--- START ---
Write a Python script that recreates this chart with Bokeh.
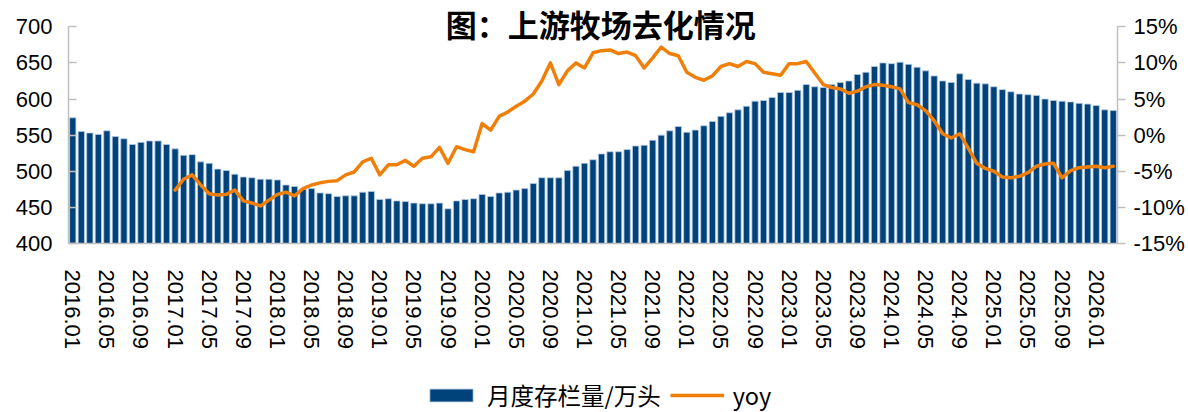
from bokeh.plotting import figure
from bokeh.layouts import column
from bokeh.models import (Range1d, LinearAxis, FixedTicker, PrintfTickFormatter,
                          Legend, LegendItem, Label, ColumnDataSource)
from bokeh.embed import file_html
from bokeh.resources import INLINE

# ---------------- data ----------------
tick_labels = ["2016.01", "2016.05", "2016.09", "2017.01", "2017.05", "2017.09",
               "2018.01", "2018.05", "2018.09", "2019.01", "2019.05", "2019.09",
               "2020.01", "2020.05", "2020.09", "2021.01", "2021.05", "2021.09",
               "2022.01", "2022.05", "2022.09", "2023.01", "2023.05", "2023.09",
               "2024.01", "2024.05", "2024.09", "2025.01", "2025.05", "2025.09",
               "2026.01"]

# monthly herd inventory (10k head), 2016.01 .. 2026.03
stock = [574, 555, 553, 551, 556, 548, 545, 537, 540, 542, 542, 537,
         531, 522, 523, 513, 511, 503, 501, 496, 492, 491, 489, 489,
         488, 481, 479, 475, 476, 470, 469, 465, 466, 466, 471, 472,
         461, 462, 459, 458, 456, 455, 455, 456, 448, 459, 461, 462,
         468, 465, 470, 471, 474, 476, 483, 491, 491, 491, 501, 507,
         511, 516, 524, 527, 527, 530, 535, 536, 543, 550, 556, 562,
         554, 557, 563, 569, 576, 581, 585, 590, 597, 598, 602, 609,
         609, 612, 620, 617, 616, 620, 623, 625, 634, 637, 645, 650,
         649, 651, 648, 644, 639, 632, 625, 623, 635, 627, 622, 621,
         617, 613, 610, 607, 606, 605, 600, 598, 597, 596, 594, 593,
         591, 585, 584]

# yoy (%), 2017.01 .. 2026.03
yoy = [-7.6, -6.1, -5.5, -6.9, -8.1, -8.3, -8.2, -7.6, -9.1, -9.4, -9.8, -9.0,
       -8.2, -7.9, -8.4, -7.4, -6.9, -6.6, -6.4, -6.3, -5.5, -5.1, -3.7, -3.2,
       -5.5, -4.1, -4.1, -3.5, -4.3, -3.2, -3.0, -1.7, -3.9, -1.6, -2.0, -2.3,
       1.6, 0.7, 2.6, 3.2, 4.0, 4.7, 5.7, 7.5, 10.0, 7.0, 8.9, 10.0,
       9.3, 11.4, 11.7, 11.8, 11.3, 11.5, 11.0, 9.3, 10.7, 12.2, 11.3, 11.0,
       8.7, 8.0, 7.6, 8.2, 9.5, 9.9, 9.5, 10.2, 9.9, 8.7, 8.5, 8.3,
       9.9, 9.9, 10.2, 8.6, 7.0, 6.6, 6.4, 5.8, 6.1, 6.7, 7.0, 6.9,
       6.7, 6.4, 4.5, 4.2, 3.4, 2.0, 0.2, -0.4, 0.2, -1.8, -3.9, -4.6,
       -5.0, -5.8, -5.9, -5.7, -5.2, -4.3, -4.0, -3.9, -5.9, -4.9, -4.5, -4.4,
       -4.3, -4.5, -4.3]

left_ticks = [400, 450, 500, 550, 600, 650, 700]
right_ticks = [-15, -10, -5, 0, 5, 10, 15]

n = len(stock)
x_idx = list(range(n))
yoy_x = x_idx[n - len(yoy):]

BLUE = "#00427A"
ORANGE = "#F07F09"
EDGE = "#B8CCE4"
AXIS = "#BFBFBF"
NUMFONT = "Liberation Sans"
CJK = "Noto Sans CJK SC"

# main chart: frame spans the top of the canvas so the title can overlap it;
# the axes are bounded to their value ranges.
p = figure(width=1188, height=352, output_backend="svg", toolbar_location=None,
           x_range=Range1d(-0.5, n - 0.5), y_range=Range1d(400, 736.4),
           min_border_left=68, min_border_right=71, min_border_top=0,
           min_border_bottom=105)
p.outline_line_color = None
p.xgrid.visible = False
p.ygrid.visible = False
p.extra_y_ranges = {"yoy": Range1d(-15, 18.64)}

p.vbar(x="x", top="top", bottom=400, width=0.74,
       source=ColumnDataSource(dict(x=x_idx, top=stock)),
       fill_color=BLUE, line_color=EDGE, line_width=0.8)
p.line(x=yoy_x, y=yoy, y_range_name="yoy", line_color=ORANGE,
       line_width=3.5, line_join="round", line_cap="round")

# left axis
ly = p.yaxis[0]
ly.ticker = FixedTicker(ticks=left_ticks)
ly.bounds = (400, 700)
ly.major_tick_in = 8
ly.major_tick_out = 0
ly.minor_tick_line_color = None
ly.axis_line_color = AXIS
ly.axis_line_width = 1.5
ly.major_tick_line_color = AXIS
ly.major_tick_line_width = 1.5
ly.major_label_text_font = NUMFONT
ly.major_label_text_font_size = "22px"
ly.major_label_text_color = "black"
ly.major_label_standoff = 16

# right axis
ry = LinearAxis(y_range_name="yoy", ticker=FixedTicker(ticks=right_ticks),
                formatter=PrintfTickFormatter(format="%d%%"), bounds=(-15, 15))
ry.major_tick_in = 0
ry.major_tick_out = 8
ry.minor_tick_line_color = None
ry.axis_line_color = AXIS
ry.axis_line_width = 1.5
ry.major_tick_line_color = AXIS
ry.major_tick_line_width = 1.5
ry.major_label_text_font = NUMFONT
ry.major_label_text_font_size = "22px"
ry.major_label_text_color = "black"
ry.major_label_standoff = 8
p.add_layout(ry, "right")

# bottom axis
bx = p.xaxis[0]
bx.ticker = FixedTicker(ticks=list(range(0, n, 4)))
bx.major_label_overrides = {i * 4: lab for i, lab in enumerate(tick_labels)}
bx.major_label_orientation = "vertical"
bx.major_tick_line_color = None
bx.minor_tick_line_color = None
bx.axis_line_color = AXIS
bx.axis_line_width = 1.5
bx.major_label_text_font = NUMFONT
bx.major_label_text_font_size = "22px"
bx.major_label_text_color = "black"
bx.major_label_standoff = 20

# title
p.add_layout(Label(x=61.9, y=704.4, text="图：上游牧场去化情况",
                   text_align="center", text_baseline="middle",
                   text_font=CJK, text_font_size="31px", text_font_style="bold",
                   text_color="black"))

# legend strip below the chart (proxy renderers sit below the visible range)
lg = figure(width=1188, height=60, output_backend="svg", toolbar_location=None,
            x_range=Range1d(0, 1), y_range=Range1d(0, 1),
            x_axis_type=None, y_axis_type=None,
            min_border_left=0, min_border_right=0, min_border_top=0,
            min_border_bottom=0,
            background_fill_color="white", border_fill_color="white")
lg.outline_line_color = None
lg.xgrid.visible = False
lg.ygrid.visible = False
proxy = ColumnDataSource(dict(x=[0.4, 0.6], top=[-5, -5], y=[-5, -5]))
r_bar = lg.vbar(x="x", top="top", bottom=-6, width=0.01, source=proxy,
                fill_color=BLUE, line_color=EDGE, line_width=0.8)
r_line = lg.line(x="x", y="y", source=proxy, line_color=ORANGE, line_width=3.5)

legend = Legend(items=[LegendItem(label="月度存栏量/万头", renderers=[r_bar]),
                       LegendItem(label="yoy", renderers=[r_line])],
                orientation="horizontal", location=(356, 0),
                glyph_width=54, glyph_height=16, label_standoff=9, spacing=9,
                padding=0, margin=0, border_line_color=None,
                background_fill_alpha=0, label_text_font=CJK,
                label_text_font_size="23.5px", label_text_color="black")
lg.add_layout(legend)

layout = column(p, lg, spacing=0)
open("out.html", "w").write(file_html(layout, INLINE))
--- END ---
WORK TO COMPLETE: Copy each line exactly, and leave the pictures out of your copy.

EXERCISE RESPONSE:
Write a Python script that recreates this chart with Bokeh.
from bokeh.plotting import figure
from bokeh.layouts import column
from bokeh.models import (Range1d, LinearAxis, FixedTicker, PrintfTickFormatter,
                          Legend, LegendItem, Label, ColumnDataSource)
from bokeh.embed import file_html
from bokeh.resources import INLINE

# ---------------- data ----------------
tick_labels = ["2016.01", "2016.05", "2016.09", "2017.01", "2017.05", "2017.09",
               "2018.01", "2018.05", "2018.09", "2019.01", "2019.05", "2019.09",
               "2020.01", "2020.05", "2020.09", "2021.01", "2021.05", "2021.09",
               "2022.01", "2022.05", "2022.09", "2023.01", "2023.05", "2023.09",
               "2024.01", "2024.05", "2024.09", "2025.01", "2025.05", "2025.09",
               "2026.01"]

# monthly herd inventory (10k head), 2016.01 .. 2026.03
stock = [574, 555, 553, 551, 556, 548, 545, 537, 540, 542, 542, 537,
         531, 522, 523, 513, 511, 503, 501, 496, 492, 491, 489, 489,
         488, 481, 479, 475, 476, 470, 469, 465, 466, 466, 471, 472,
         461, 462, 459, 458, 456, 455, 455, 456, 448, 459, 461, 462,
         468, 465, 470, 471, 474, 476, 483, 491, 491, 491, 501, 507,
         511, 516, 524, 527, 527, 530, 535, 536, 543, 550, 556, 562,
         554, 557, 563, 569, 576, 581, 585, 590, 597, 598, 602, 609,
         609, 612, 620, 617, 616, 620, 623, 625, 634, 637, 645, 650,
         649, 651, 648, 644, 639, 632, 625, 623, 635, 627, 622, 621,
         617, 613, 610, 607, 606, 605, 600, 598, 597, 596, 594, 593,
         591, 585, 584]

# yoy (%), 2017.01 .. 2026.03
yoy = [-7.6, -6.1, -5.5, -6.9, -8.1, -8.3, -8.2, -7.6, -9.1, -9.4, -9.8, -9.0,
       -8.2, -7.9, -8.4, -7.4, -6.9, -6.6, -6.4, -6.3, -5.5, -5.1, -3.7, -3.2,
       -5.5, -4.1, -4.1, -3.5, -4.3, -3.2, -3.0, -1.7, -3.9, -1.6, -2.0, -2.3,
       1.6, 0.7, 2.6, 3.2, 4.0, 4.7, 5.7, 7.5, 10.0, 7.0, 8.9, 10.0,
       9.3, 11.4, 11.7, 11.8, 11.3, 11.5, 11.0, 9.3, 10.7, 12.2, 11.3, 11.0,
       8.7, 8.0, 7.6, 8.2, 9.5, 9.9, 9.5, 10.2, 9.9, 8.7, 8.5, 8.3,
       9.9, 9.9, 10.2, 8.6, 7.0, 6.6, 6.4, 5.8, 6.1, 6.7, 7.0, 6.9,
       6.7, 6.4, 4.5, 4.2, 3.4, 2.0, 0.2, -0.4, 0.2, -1.8, -3.9, -4.6,
       -5.0, -5.8, -5.9, -5.7, -5.2, -4.3, -4.0, -3.9, -5.9, -4.9, -4.5, -4.4,
       -4.3, -4.5, -4.3]

left_ticks = [400, 450, 500, 550, 600, 650, 700]
right_ticks = [-15, -10, -5, 0, 5, 10, 15]

n = len(stock)
x_idx = list(range(n))
yoy_x = x_idx[n - len(yoy):]

BLUE = "#00427A"
ORANGE = "#F07F09"
EDGE = "#B8CCE4"
AXIS = "#BFBFBF"
NUMFONT = "Liberation Sans"
CJK = "Noto Sans CJK SC"

# main chart: frame spans the top of the canvas so the title can overlap it;
# the axes are bounded to their value ranges.
p = figure(width=1188, height=352, output_backend="svg", toolbar_location=None,
           x_range=Range1d(-0.5, n - 0.5), y_range=Range1d(400, 736.4),
           min_border_left=68, min_border_right=71, min_border_top=0,
           min_border_bottom=105)
p.outline_line_color = None
p.xgrid.visible = False
p.ygrid.visible = False
p.extra_y_ranges = {"yoy": Range1d(-15, 18.64)}

p.vbar(x="x", top="top", bottom=400, width=0.74,
       source=ColumnDataSource(dict(x=x_idx, top=stock)),
       fill_color=BLUE, line_color=EDGE, line_width=0.8)
p.line(x=yoy_x, y=yoy, y_range_name="yoy", line_color=ORANGE,
       line_width=3.5, line_join="round", line_cap="round")

# left axis
ly = p.yaxis[0]
ly.ticker = FixedTicker(ticks=left_ticks)
ly.bounds = (400, 700)
ly.major_tick_in = 8
ly.major_tick_out = 0
ly.minor_tick_line_color = None
ly.axis_line_color = AXIS
ly.axis_line_width = 1.5
ly.major_tick_line_color = AXIS
ly.major_tick_line_width = 1.5
ly.major_label_text_font = NUMFONT
ly.major_label_text_font_size = "22px"
ly.major_label_text_color = "black"
ly.major_label_standoff = 16

# right axis
ry = LinearAxis(y_range_name="yoy", ticker=FixedTicker(ticks=right_ticks),
                formatter=PrintfTickFormatter(format="%d%%"), bounds=(-15, 15))
ry.major_tick_in = 0
ry.major_tick_out = 8
ry.minor_tick_line_color = None
ry.axis_line_color = AXIS
ry.axis_line_width = 1.5
ry.major_tick_line_color = AXIS
ry.major_tick_line_width = 1.5
ry.major_label_text_font = NUMFONT
ry.major_label_text_font_size = "22px"
ry.major_label_text_color = "black"
ry.major_label_standoff = 8
p.add_layout(ry, "right")

# bottom axis
bx = p.xaxis[0]
bx.ticker = FixedTicker(ticks=list(range(0, n, 4)))
bx.major_label_overrides = {i * 4: lab for i, lab in enumerate(tick_labels)}
bx.major_label_orientation = "vertical"
bx.major_tick_line_color = None
bx.minor_tick_line_color = None
bx.axis_line_color = AXIS
bx.axis_line_width = 1.5
bx.major_label_text_font = NUMFONT
bx.major_label_text_font_size = "22px"
bx.major_label_text_color = "black"
bx.major_label_standoff = 20

# title
p.add_layout(Label(x=61.9, y=704.4, text="图：上游牧场去化情况",
                   text_align="center", text_baseline="middle",
                   text_font=CJK, text_font_size="31px", text_font_style="bold",
                   text_color="black"))

# legend strip below the chart (proxy renderers sit below the visible range)
lg = figure(width=1188, height=60, output_backend="svg", toolbar_location=None,
            x_range=Range1d(0, 1), y_range=Range1d(0, 1),
            x_axis_type=None, y_axis_type=None,
            min_border_left=0, min_border_right=0, min_border_top=0,
            min_border_bottom=0,
            background_fill_color="white", border_fill_color="white")
lg.outline_line_color = None
lg.xgrid.visible = False
lg.ygrid.visible = False
proxy = ColumnDataSource(dict(x=[0.4, 0.6], top=[-5, -5], y=[-5, -5]))
r_bar = lg.vbar(x="x", top="top", bottom=-6, width=0.01, source=proxy,
                fill_color=BLUE, line_color=EDGE, line_width=0.8)
r_line = lg.line(x="x", y="y", source=proxy, line_color=ORANGE, line_width=3.5)

legend = Legend(items=[LegendItem(label="月度存栏量/万头", renderers=[r_bar]),
                       LegendItem(label="yoy", renderers=[r_line])],
                orientation="horizontal", location=(356, 0),
                glyph_width=54, glyph_height=16, label_standoff=9, spacing=9,
                padding=0, margin=0, border_line_color=None,
                background_fill_alpha=0, label_text_font=CJK,
                label_text_font_size="23.5px", label_text_color="black")
lg.add_layout(legend)

layout = column(p, lg, spacing=0)
open("out.html", "w").write(file_html(layout, INLINE))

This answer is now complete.